When he spoke at the Ethical Society last week, he summarized the high points (low points?) of his new book about the Ohio election, “Witness to a Crime.” I heard his remarks this way: How do I cheat thee? Let me count the ways.
Besides programming touchscreens to flip votes from Kerry to Bush or to simply refuse to let a citizen vote in the presidential race, districts can withhold machines from Democratic areas–simply not deliver them.
In addition:
- Some voters signed affidavits saying that they were handed punchcard ballots that had the presidential choice already punched out. Since those ballots were pulled from packets of ballots that were put together in shrink wrap bundles at the factory, that was where the punching had to have been done.
- Some city polling places had several precincts voting in one building, and Ohio law required that the punchcard ballots rotate the order of the presidential candidates in different precincts. All the cheaters had to do in strong Democratic districts was deliver the stacks of ballots to scanners for the wrong precinct and the Kerry votes would be miscounted either for Bush or for third party candidates. Lo and behold, in some of those strong D districts 30-40 percent of the presidential vote went to unknown third party candidates.
- 168,000 voters were purged from the rolls, 64,000 of them in Cleveland, a Democratic stronghold. They could have been put on an inactive list, but Kenneth Blackwell, the Republican Secretary of State, ordered them purged. The higher the percentage of votes won by Gore in 2000 in a given precinct, the higher the percentage of purged voters.
- Blackwell reversed a ruling that provisional ballots be counted. There were 93,000 ballots from blue areas on election night that were never counted.
- Ballot boxes were stuffed. We know that because Phillips photographed more ballots than the total number issued to voters in some precincts. He also photographed illegal ballots–ballots with no printing on the back to identify them as legal.
- One building where the votes were counted that night was locked down, due to a supposed terrorist threat, so that there were no bipartisan observers of the count in that location.
Okay, so Missouri is neck and neck in the presidential, and McCain has to have Missouri if he is to win.

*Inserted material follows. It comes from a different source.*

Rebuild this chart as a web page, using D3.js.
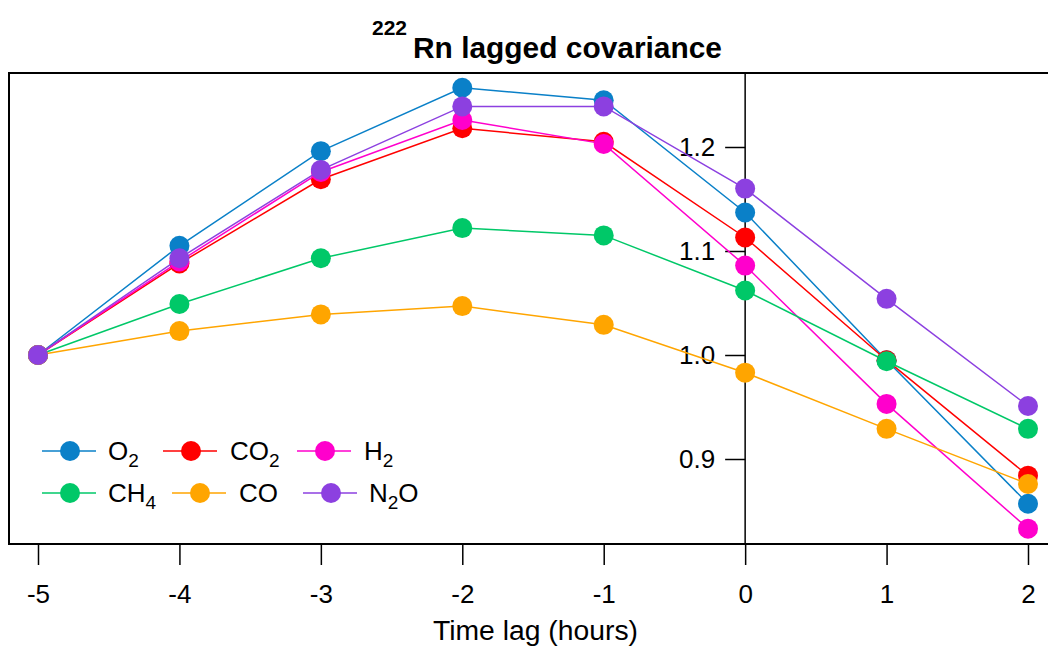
<!DOCTYPE html>
<html><head><meta charset="utf-8">
<script src="https://cdn.jsdelivr.net/npm/d3@7"></script>
<style>body{margin:0;background:#fff}svg{display:block;font-family:"Liberation Sans",Arial,sans-serif}</style>
</head><body><svg id="c" width="1048" height="648"></svg>
<script>
const lags = [-5, -4, -3, -2, -1, 0, 1, 2];
const O2  = [1.000, 1.105, 1.196, 1.257, 1.245, 1.137, 0.995, 0.857];
const CO2 = [1.000, 1.088, 1.169, 1.218, 1.205, 1.113, 0.995, 0.884];
const H2  = [1.000, 1.090, 1.176, 1.226, 1.203, 1.086, 0.953, 0.833];
const CH4 = [1.000, 1.049, 1.093, 1.122, 1.115, 1.062, 0.994, 0.929];
const CO  = [1.000, 1.023, 1.039, 1.047, 1.029, 0.983, 0.929, 0.876];
const N2O = [1.000, 1.093, 1.178, 1.239, 1.239, 1.160, 1.054, 0.951];
const seriesNames = ["O2", "CO2", "H2", "CH4", "CO", "N2O"];
const seriesLabels = [["O",2,""],["CO",2,""],["H",2,""],["CH",4,""],["CO","",""],["N",2,"O"]];
const colors = ["#0a80c8", "#ff0000", "#ff00cc", "#00c868", "#ffa500", "#8c40e0"];
const yTicks = [0.9, 1.0, 1.1, 1.2];
const xTicks = [-5, -4, -3, -2, -1, 0, 1, 2];
const seriesData = [O2, CO2, H2, CH4, CO, N2O];

const svg = d3.select("#c");
const pLeft = 9, pRight = 1080, pTop = 73, pBottom = 544;
const x = d3.scaleLinear().domain([-5, 2]).range([38, 1028]);
const y = d3.scaleLinear().domain([0.9, 1.2]).range([459, 147]);
const FF = "Liberation Sans, Arial, sans-serif";

// frame
svg.append("rect").attr("x", pLeft).attr("y", pTop).attr("width", pRight-pLeft).attr("height", pBottom-pTop)
  .attr("fill", "none").attr("stroke", "#000").attr("stroke-width", 2);

// x axis
const xa = svg.append("g").attr("transform", `translate(0,${pBottom})`)
  .call(d3.axisBottom(x).tickValues(xTicks).tickSize(21).tickPadding(20).tickFormat(d => String(d)));
xa.select(".domain").remove();
xa.selectAll("line").attr("stroke", "#000").attr("stroke-width", 1.5);
xa.selectAll("text").attr("font-size", 26).attr("fill", "#000").attr("font-family", FF);

// y axis at x=0
const ya = svg.append("g").attr("transform", `translate(${x(0)},0)`)
  .call(d3.axisLeft(y).tickValues(yTicks).tickSize(20).tickPadding(10).tickFormat(d3.format(".1f")));
ya.select(".domain").remove();
ya.selectAll("line").attr("stroke", "#000").attr("stroke-width", 1.5);
ya.selectAll("text").attr("font-size", 26).attr("fill", "#000").attr("font-family", FF);
svg.append("line").attr("x1", x(0)).attr("x2", x(0)).attr("y1", pTop).attr("y2", pBottom)
  .attr("stroke", "#000").attr("stroke-width", 1.5);

// series
const line = d3.line().x((d, i) => x(lags[i])).y(d => y(d));
seriesData.forEach((s, k) => {
  const g = svg.append("g");
  g.append("path").attr("d", line(s)).attr("fill", "none").attr("stroke", colors[k]).attr("stroke-width", 1.5);
  g.selectAll("circle").data(s).join("circle")
    .attr("cx", (d, i) => x(lags[i])).attr("cy", d => y(d)).attr("r", 10).attr("fill", colors[k]);
});

// legend
const legPos = [[42,451,108],[163,451,230],[297,451,364],[42,493,108],[172,493,239],[303,493,369]];
seriesLabels.forEach((lab, k) => {
  const [lx, ly, tx] = legPos[k];
  const g = svg.append("g");
  g.append("line").attr("x1", lx).attr("x2", lx+54).attr("y1", ly).attr("y2", ly).attr("stroke", colors[k]).attr("stroke-width", 1.5);
  g.append("circle").attr("cx", lx+28).attr("cy", ly).attr("r", 10).attr("fill", colors[k]);
  const t = g.append("text").attr("x", tx).attr("y", ly+9).attr("font-size", 26).attr("fill", "#000");
  t.append("tspan").text(lab[0]);
  if (lab[1] !== "") t.append("tspan").attr("font-size", 19).attr("dy", 7).text(lab[1]);
  if (lab[2] !== "") t.append("tspan").attr("dy", -7).text(lab[2]);
});

// title
svg.append("text").attr("x", 372).attr("y", 35).attr("font-size", 21).attr("font-weight", "bold").attr("fill", "#000").text("222");
svg.append("text").attr("x", 413).attr("y", 58).attr("font-size", 29).attr("font-weight", "bold").attr("fill", "#000")
  .attr("textLength", 309).attr("lengthAdjust", "spacingAndGlyphs").text("Rn lagged covariance");

// x axis title
svg.append("text").attr("x", 433).attr("y", 640).attr("font-size", 27).attr("fill", "#000")
  .attr("textLength", 205).attr("lengthAdjust", "spacingAndGlyphs").text("Time lag (hours)");
</script></body></html>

How much do we need worry that people will be talking about how Missouri was stolen?
Here’s what I know. We have a Democratic Secretary of State so that, at the very least, wholesale vote fraud would be all but impossible to coordinate. Furthermore, the Obama campaign will have lawyers at the polling sites to advise voters if they run into any of the problems cited above. But most of all, if we turn out the vote with a fantastic ground game, and if McCain’s ground game turns out to be as pitiful as it promises to be, the GOP efforts to disenfranchise our people will be inadequate to turn the race.
The two sides have been dueling, using different weapons: new registrations and vote caging. I’d say we’ve got an Ouzi versus their .32 caliber. The African-American turnout–not to mention the youth vote–should be mind boggling, and the Obama campaign is planning to do all it can to keep those voters who end up spending a goodly chunk of their day at the polls sticking it out till they get to the head of the line.
Bottom line: I never take Republican efforts to steal the vote lightly. It drives me crazy that nothing is being done at the federal level or in Missouri to deal with the twin threats of hacking DREs and scanners. But I’d rather be dueling with our weapons this year than theirs.